# Need Articles for Zine on \"Sexuality from an anarchist



## xBarbie In Bondagex (Jul 19, 2007)

Submit at [email protected]

So, im still looking for entries for my next zine on sexuality from a radical perspective, yall should contribute!!!! Hit me up if you have ideas or would like to write for it! 
I already have about half done but id like some contribution from outside my own head, I think it needs diversity. Here are some articles im still looking for!

~Love 

~ Alcohol and its effects on sexual assualt/patriarchy/sexism

~Anything (Specifically HOW TO!) involving kink or fetish, whatever yours is! Stories / experiences / problems / how / etc

~Having a kid

~ Masculinity / Feminitity

~ HOW TO
Oral sex
anal
Fisting
Bondage
Any act relating to sex youd like to share

~Sexism / patriarchy in the scene
Fighting / coping

~ Consent (how to say no and how to hear it)

~MEN (or transgender / gender neutral) - "allies!" 
how to be an allie to womyn
how to or stories about fighting sexism and rape
stories or experiences of rape/sexual assault from a male perspective
Coping with sexual assault experiences as a dude (healing?)
How to help a friend dealing with trama of sexual assault

~WOMYN! (or transgender / gender neutral)
Stories / experiences / (how to) fighting sexism and rape
Stories / experiences of coping or healing from sexual assault
How to help a friend

~ Queer / Gender neutral / transgender
Experiences / Trauma / Positive experiences / Stories

~Self defense

ANYTHING ELSE YOU'd LIKE TO SHARE!! This seems like a lot but im just looking for peoples imput, ! These are just a few of the things I have in mind I'm Very Open To Other Articles / Poetry / Whatever you feel fits!

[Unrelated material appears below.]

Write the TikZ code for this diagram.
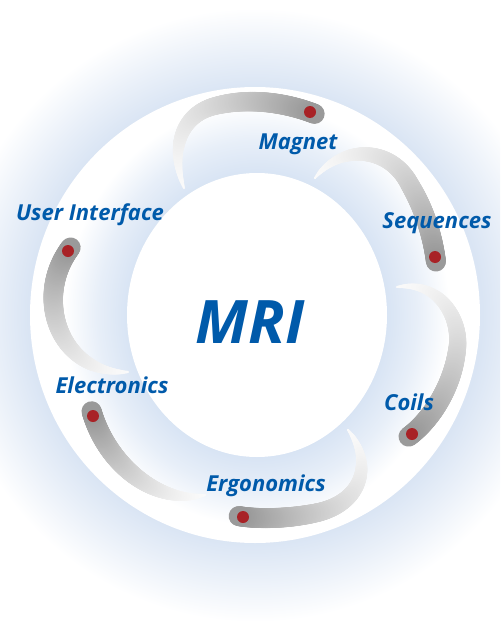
\documentclass[tikz,border=0pt]{standalone}
\usepackage{fontspec}
\setmainfont{Open Sans}
\usetikzlibrary{decorations.markings}
\definecolor{lblue}{HTML}{005AAA}
\definecolor{hblue}{HTML}{DAE5F4}
\definecolor{rblue}{HTML}{D8E4F4}
\definecolor{dotred}{HTML}{A82226}
\colorlet{hbluemid}{hblue!55!white}
\colorlet{rbluemid}{rblue!60!white}
\pgfdeclareradialshading{halo}{\pgfpoint{0bp}{0bp}}{color(0bp)=(hblue); color(18.5bp)=(hblue); color(21.5bp)=(hbluemid); color(25bp)=(white); color(50bp)=(white)}
\pgfdeclareradialshading{ringhalo}{\pgfpoint{0bp}{0bp}}{color(0bp)=(rblue); color(15.8bp)=(rblue); color(19.5bp)=(rbluemid); color(23.5bp)=(white); color(50bp)=(white)}
\tikzset{
  brush/.style={decoration={markings,
    mark=between positions 0 and 1 step 0.004 with {
      \pgfmathsetmacro\brt{\pgfkeysvalueof{/pgf/decoration/mark info/distance from start}/\pgfdecoratedpathlength}
      \pgfmathsetmacro\brr{0.75*(1.2+8.8*(1-(1-\brt)^3))}
      \pgfmathsetmacro\brp{2+38*(\brt^1.5)}
      \fill[black!\brp!white] (0,0) circle[radius=\brr pt];
    }}, decorate},
  lab/.style={font=\fontsize{16.5}{19}\selectfont\bfseries\itshape, text=lblue, anchor=base, inner sep=0pt},
  reddot/.style={fill=dotred}
}
\begin{document}
\begin{tikzpicture}[x=0.75pt,y=-0.75pt]
\useasboundingbox (0,0) rectangle (500,621);
\clip (0,0) rectangle (500,621);
\fill[white] (0,0) rectangle (500,621);
% halo
\shade[shading=halo] (255,315) circle[radius=307];
% outer white disc
\fill[white] (255,315) ellipse[x radius=225, y radius=228];
% ring halo around inner disc
\shade[shading=ringhalo] (257,315) ellipse[x radius=205, y radius=224];
% inner white disc
\fill[white] (257,315) ellipse[x radius=130, y radius=142];

% arcs (tail -> head)
\path[brush] (184,188) .. controls (170,150) and (180,115) .. (215,106) .. controls (250,97) and (287,103) .. (315,114);
\path[brush] (315,178) .. controls (340,145) and (390,145) .. (410,185) .. controls (425,210) and (433,238) .. (436,262);
\path[brush] (397,287) .. controls (440,280) and (462,320) .. (457,350) .. controls (452,390) and (428,423) .. (408,437);
\path[brush] (348,430) .. controls (372,460) and (365,500) .. (320,512) .. controls (295,518) and (262,520) .. (238,516);
\path[brush] (205,495) .. controls (160,505) and (108,468) .. (91.5,411);
\path[brush] (128,372) .. controls (60,375) and (32,298) .. (71,247);

% head dots
\coordinate (h1) at (310,112);
\coordinate (h2) at (435,257);
\coordinate (h3) at (412,434);
\coordinate (h4) at (243,517);
\coordinate (h5) at (93,416);
\coordinate (h6) at (68,251);
\foreach \h in {h1,h2,h3,h4,h5,h6} \fill[reddot] (\h) circle[radius=4.5pt];

% labels
\node[lab] (magnet) at (298,149) {Magnet};
\node[lab] (seq) at (437,228) {Sequences};
\node[lab] (ui) at (90,220) {User Interface};
\node[lab] (elec) at (112,393) {Electronics};
\node[lab] (coils) at (409,410) {Coils};
\node[lab] (ergo) at (266,491) {Ergonomics};
\node[font=\fontsize{45}{52}\selectfont\bfseries\itshape, text=lblue, anchor=base, inner sep=0pt] (mri) at (250,343) {MRI};
\end{tikzpicture}
\end{document}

Hit me back!
~Holly~

Please Submit at [email protected]

PS - You can always submit things anonymously or under a sur-name, if you wish to do so please email me and let me know ALSO-Tell others, maybe your freind could contribute something rad but you suck at writing, pass the word, Thanks again!


----------



## danvan (Jul 20, 2007)

*Need Articles for Zine on \"Sexuality from an anarch*

sounds cool as 
if i knew a thing about anything i would love to contribute but i would love to read it when its done 

fisting?

is that sumthing people actualy do for fun?


----------



## xBarbie In Bondagex (Jul 20, 2007)

*Need Articles for Zine on \"Sexuality from an anarch*

yeah actually, as far as i can tell many lesbians really get into it, I however have yet to do it but id really like to tell people how safely, yeah well if you have anything you think would be interesting! I mean most of yall have had sex or loved someone, write about it and hit me up! When its done ill definitly post a PDF file of it up or mail you a copy!


----------



## bryanpaul (Aug 11, 2007)

*Need Articles for Zine on \"Sexuality from an anarch*

well heres a quote you may be able to use (and i use it quite a bit meself)
"if it makes my pee-pee get big, it must be good"


----------



## danvan (Aug 13, 2007)

*Need Articles for Zine on \"Sexuality from an anarch*

wow shows what i know

i always kinda looked at it as a nasty unplesent thing that porn kings got abused crack adicts to do 

and from that note to the other side of the spectrum 



as far as love goes 

holding hands is fucking amazing


----------



## Maxx (Feb 3, 2008)

you should have something about "getting laid for the socially inept"


----------



## Cush (Feb 5, 2008)

i'm probably super late for this and have nothing to contribute but cuddling fucking rules. I only get the oppurtunity once every 3 or 4 months but it's the best thing ever. I can honestly say i prefer it to sex.


----------